MATERIAL PROVIDED:
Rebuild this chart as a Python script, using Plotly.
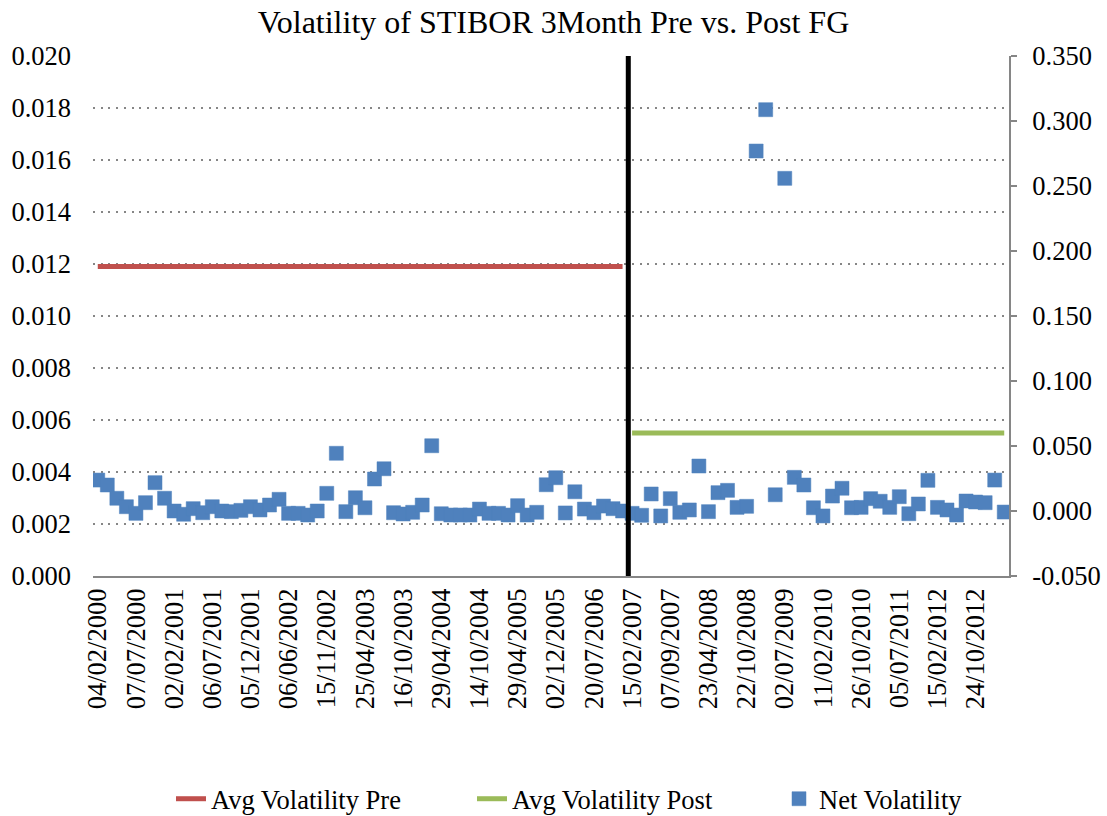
import plotly.graph_objects as go

# Observation index (one point per period) and the dates printed on the axis
period_index = list(range(96))
tick_positions = list(range(0, 96, 4))
tick_labels = [
    "04/02/2000", "07/07/2000", "02/02/2001", "06/07/2001", "05/12/2001",
    "06/06/2002", "15/11/2002", "25/04/2003", "16/10/2003", "29/04/2004",
    "14/10/2004", "29/04/2005", "02/12/2005", "20/07/2006", "15/02/2007",
    "07/09/2007", "23/04/2008", "22/10/2008", "02/07/2009", "11/02/2010",
    "26/10/2010", "05/07/2011", "15/02/2012", "24/10/2012",
]

# Net volatility per period (secondary axis)
net_volatility = [
    0.0238, 0.0200, 0.0098, 0.0033, -0.0018, 0.0064, 0.0218, 0.0098,
    0.0000, -0.0025, 0.0018, -0.0013, 0.0033, 0.0000, -0.0005, 0.0005,
    0.0033, 0.0008, 0.0046, 0.0090, -0.0018, -0.0018, -0.0031, 0.0000,
    0.0136, 0.0444, -0.0005, 0.0102, 0.0025, 0.0246, 0.0325, -0.0013,
    -0.0023, -0.0010, 0.0046, 0.0502, -0.0021, -0.0031, -0.0031, -0.0031,
    0.0015, -0.0018, -0.0018, -0.0031, 0.0041, -0.0031, -0.0010, 0.0202,
    0.0256, -0.0015, 0.0148, 0.0015, -0.0013, 0.0038, 0.0018, 0.0000,
    -0.0018, -0.0033, 0.0131, -0.0038, 0.0095, -0.0010, 0.0008, 0.0346,
    -0.0005, 0.0141, 0.0159, 0.0028, 0.0036, 0.2769, 0.3087, 0.0125,
    0.2559, 0.0259, 0.0200, 0.0025, -0.0038, 0.0115, 0.0175, 0.0025,
    0.0028, 0.0095, 0.0075, 0.0028, 0.0110, -0.0021, 0.0054, 0.0236,
    0.0028, 0.0008, -0.0031, 0.0077, 0.0069, 0.0064, 0.0238, -0.0008,
]

# Average volatility before / after forward guidance (primary axis)
avg_pre = 0.0119
avg_post = 0.0055
pre_span = [0, 55]
post_span = [56, 95]
fg_break = 55.6

left_ticks = [0.000, 0.002, 0.004, 0.006, 0.008, 0.010, 0.012, 0.014, 0.016, 0.018, 0.020]
right_ticks = [-0.050, 0.000, 0.050, 0.100, 0.150, 0.200, 0.250, 0.300, 0.350]
right_tick_text = ["-0.050", "0.000", "0.050", "0.100", "0.150", "0.200", "0.250", "0.300", "0.350"]

FONT = "Liberation Serif"
FS = 26.5
AXIS_GREY = "#868686"

fig = go.Figure()

fig.add_trace(go.Scatter(
    x=pre_span, y=[avg_pre, avg_pre], mode="lines",
    name="Avg Volatility Pre",
    line=dict(color="#C0504D", width=5),
    yaxis="y", legendwidth=256,
))
fig.add_trace(go.Scatter(
    x=post_span, y=[avg_post, avg_post], mode="lines",
    name="Avg Volatility Post",
    line=dict(color="#9BBB59", width=5),
    yaxis="y", legendwidth=262,
))
fig.add_trace(go.Scatter(
    x=period_index, y=net_volatility, mode="markers",
    name="Net Volatility",
    marker=dict(symbol="square", size=14, color="#4F81BD",
                line=dict(color="#4F81BD", width=0.5)),
    yaxis="y2",
))

# Vertical marker at the forward-guidance date
fig.add_shape(type="line", xref="x", yref="paper",
              x0=fg_break, x1=fg_break, y0=0, y1=1,
              line=dict(color="black", width=5), layer="above")

fig.update_layout(
    width=1107, height=816,
    margin=dict(l=93, r=98, t=56, b=240, autoexpand=False),
    paper_bgcolor="white", plot_bgcolor="white",
    font=dict(family=FONT, size=FS, color="black"),
    title=dict(text="Volatility of STIBOR 3Month Pre vs. Post FG",
               font=dict(family=FONT, size=32, color="black"),
               x=0.5, xanchor="center", xref="container",
               y=1 - 22 / 816, yanchor="middle", yref="container"),
    xaxis=dict(
        range=[-0.5, 95.5], automargin=False,
        tickmode="array", tickvals=tick_positions, ticktext=tick_labels,
        tickangle=-90, ticks="", showgrid=False, zeroline=False,
        showline=True, linecolor=AXIS_GREY, linewidth=2,
        ticklabelstandoff=0,
        tickfont=dict(family=FONT, size=FS, color="black"),
    ),
    yaxis=dict(
        range=[0, 0.020], automargin=False,
        tickmode="array", tickvals=left_ticks, tickformat=".3f",
        showgrid=True, gridcolor=AXIS_GREY, gridwidth=2, griddash="2px,5.7px",
        zeroline=False, showline=False, ticks="",
        ticklabelstandoff=21,
        tickfont=dict(family=FONT, size=FS, color="black"),
    ),
    yaxis2=dict(
        range=[-0.05, 0.35], overlaying="y", side="right", automargin=False,
        tickmode="array", tickvals=right_ticks, ticktext=right_tick_text,
        showgrid=False, zeroline=False,
        showline=True, linecolor=AXIS_GREY, linewidth=2,
        ticks="outside", ticklen=6, tickwidth=2, tickcolor=AXIS_GREY,
        ticklabelstandoff=10,
        tickfont=dict(family=FONT, size=FS, color="black"),
    ),
    legend=dict(
        orientation="h",
        xref="container", yref="container",
        x=171 / 1107, xanchor="left",
        y=1 - 799 / 816, yanchor="middle",
        font=dict(family=FONT, size=FS, color="black"),
        bgcolor="rgba(0,0,0,0)",
    ),
    showlegend=True,
)

fig.write_html("out.html")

EXERCISE REQUIREMENTS:
Keep every word of the data as it is when you write it out, but drop the pictures.

RESULT:
Rebuild this chart as a Python script, using Plotly.
import plotly.graph_objects as go

# Observation index (one point per period) and the dates printed on the axis
period_index = list(range(96))
tick_positions = list(range(0, 96, 4))
tick_labels = [
    "04/02/2000", "07/07/2000", "02/02/2001", "06/07/2001", "05/12/2001",
    "06/06/2002", "15/11/2002", "25/04/2003", "16/10/2003", "29/04/2004",
    "14/10/2004", "29/04/2005", "02/12/2005", "20/07/2006", "15/02/2007",
    "07/09/2007", "23/04/2008", "22/10/2008", "02/07/2009", "11/02/2010",
    "26/10/2010", "05/07/2011", "15/02/2012", "24/10/2012",
]

# Net volatility per period (secondary axis)
net_volatility = [
    0.0238, 0.0200, 0.0098, 0.0033, -0.0018, 0.0064, 0.0218, 0.0098,
    0.0000, -0.0025, 0.0018, -0.0013, 0.0033, 0.0000, -0.0005, 0.0005,
    0.0033, 0.0008, 0.0046, 0.0090, -0.0018, -0.0018, -0.0031, 0.0000,
    0.0136, 0.0444, -0.0005, 0.0102, 0.0025, 0.0246, 0.0325, -0.0013,
    -0.0023, -0.0010, 0.0046, 0.0502, -0.0021, -0.0031, -0.0031, -0.0031,
    0.0015, -0.0018, -0.0018, -0.0031, 0.0041, -0.0031, -0.0010, 0.0202,
    0.0256, -0.0015, 0.0148, 0.0015, -0.0013, 0.0038, 0.0018, 0.0000,
    -0.0018, -0.0033, 0.0131, -0.0038, 0.0095, -0.0010, 0.0008, 0.0346,
    -0.0005, 0.0141, 0.0159, 0.0028, 0.0036, 0.2769, 0.3087, 0.0125,
    0.2559, 0.0259, 0.0200, 0.0025, -0.0038, 0.0115, 0.0175, 0.0025,
    0.0028, 0.0095, 0.0075, 0.0028, 0.0110, -0.0021, 0.0054, 0.0236,
    0.0028, 0.0008, -0.0031, 0.0077, 0.0069, 0.0064, 0.0238, -0.0008,
]

# Average volatility before / after forward guidance (primary axis)
avg_pre = 0.0119
avg_post = 0.0055
pre_span = [0, 55]
post_span = [56, 95]
fg_break = 55.6

left_ticks = [0.000, 0.002, 0.004, 0.006, 0.008, 0.010, 0.012, 0.014, 0.016, 0.018, 0.020]
right_ticks = [-0.050, 0.000, 0.050, 0.100, 0.150, 0.200, 0.250, 0.300, 0.350]
right_tick_text = ["-0.050", "0.000", "0.050", "0.100", "0.150", "0.200", "0.250", "0.300", "0.350"]

FONT = "Liberation Serif"
FS = 26.5
AXIS_GREY = "#868686"

fig = go.Figure()

fig.add_trace(go.Scatter(
    x=pre_span, y=[avg_pre, avg_pre], mode="lines",
    name="Avg Volatility Pre",
    line=dict(color="#C0504D", width=5),
    yaxis="y", legendwidth=256,
))
fig.add_trace(go.Scatter(
    x=post_span, y=[avg_post, avg_post], mode="lines",
    name="Avg Volatility Post",
    line=dict(color="#9BBB59", width=5),
    yaxis="y", legendwidth=262,
))
fig.add_trace(go.Scatter(
    x=period_index, y=net_volatility, mode="markers",
    name="Net Volatility",
    marker=dict(symbol="square", size=14, color="#4F81BD",
                line=dict(color="#4F81BD", width=0.5)),
    yaxis="y2",
))

# Vertical marker at the forward-guidance date
fig.add_shape(type="line", xref="x", yref="paper",
              x0=fg_break, x1=fg_break, y0=0, y1=1,
              line=dict(color="black", width=5), layer="above")

fig.update_layout(
    width=1107, height=816,
    margin=dict(l=93, r=98, t=56, b=240, autoexpand=False),
    paper_bgcolor="white", plot_bgcolor="white",
    font=dict(family=FONT, size=FS, color="black"),
    title=dict(text="Volatility of STIBOR 3Month Pre vs. Post FG",
               font=dict(family=FONT, size=32, color="black"),
               x=0.5, xanchor="center", xref="container",
               y=1 - 22 / 816, yanchor="middle", yref="container"),
    xaxis=dict(
        range=[-0.5, 95.5], automargin=False,
        tickmode="array", tickvals=tick_positions, ticktext=tick_labels,
        tickangle=-90, ticks="", showgrid=False, zeroline=False,
        showline=True, linecolor=AXIS_GREY, linewidth=2,
        ticklabelstandoff=0,
        tickfont=dict(family=FONT, size=FS, color="black"),
    ),
    yaxis=dict(
        range=[0, 0.020], automargin=False,
        tickmode="array", tickvals=left_ticks, tickformat=".3f",
        showgrid=True, gridcolor=AXIS_GREY, gridwidth=2, griddash="2px,5.7px",
        zeroline=False, showline=False, ticks="",
        ticklabelstandoff=21,
        tickfont=dict(family=FONT, size=FS, color="black"),
    ),
    yaxis2=dict(
        range=[-0.05, 0.35], overlaying="y", side="right", automargin=False,
        tickmode="array", tickvals=right_ticks, ticktext=right_tick_text,
        showgrid=False, zeroline=False,
        showline=True, linecolor=AXIS_GREY, linewidth=2,
        ticks="outside", ticklen=6, tickwidth=2, tickcolor=AXIS_GREY,
        ticklabelstandoff=10,
        tickfont=dict(family=FONT, size=FS, color="black"),
    ),
    legend=dict(
        orientation="h",
        xref="container", yref="container",
        x=171 / 1107, xanchor="left",
        y=1 - 799 / 816, yanchor="middle",
        font=dict(family=FONT, size=FS, color="black"),
        bgcolor="rgba(0,0,0,0)",
    ),
    showlegend=True,
)

fig.write_html("out.html")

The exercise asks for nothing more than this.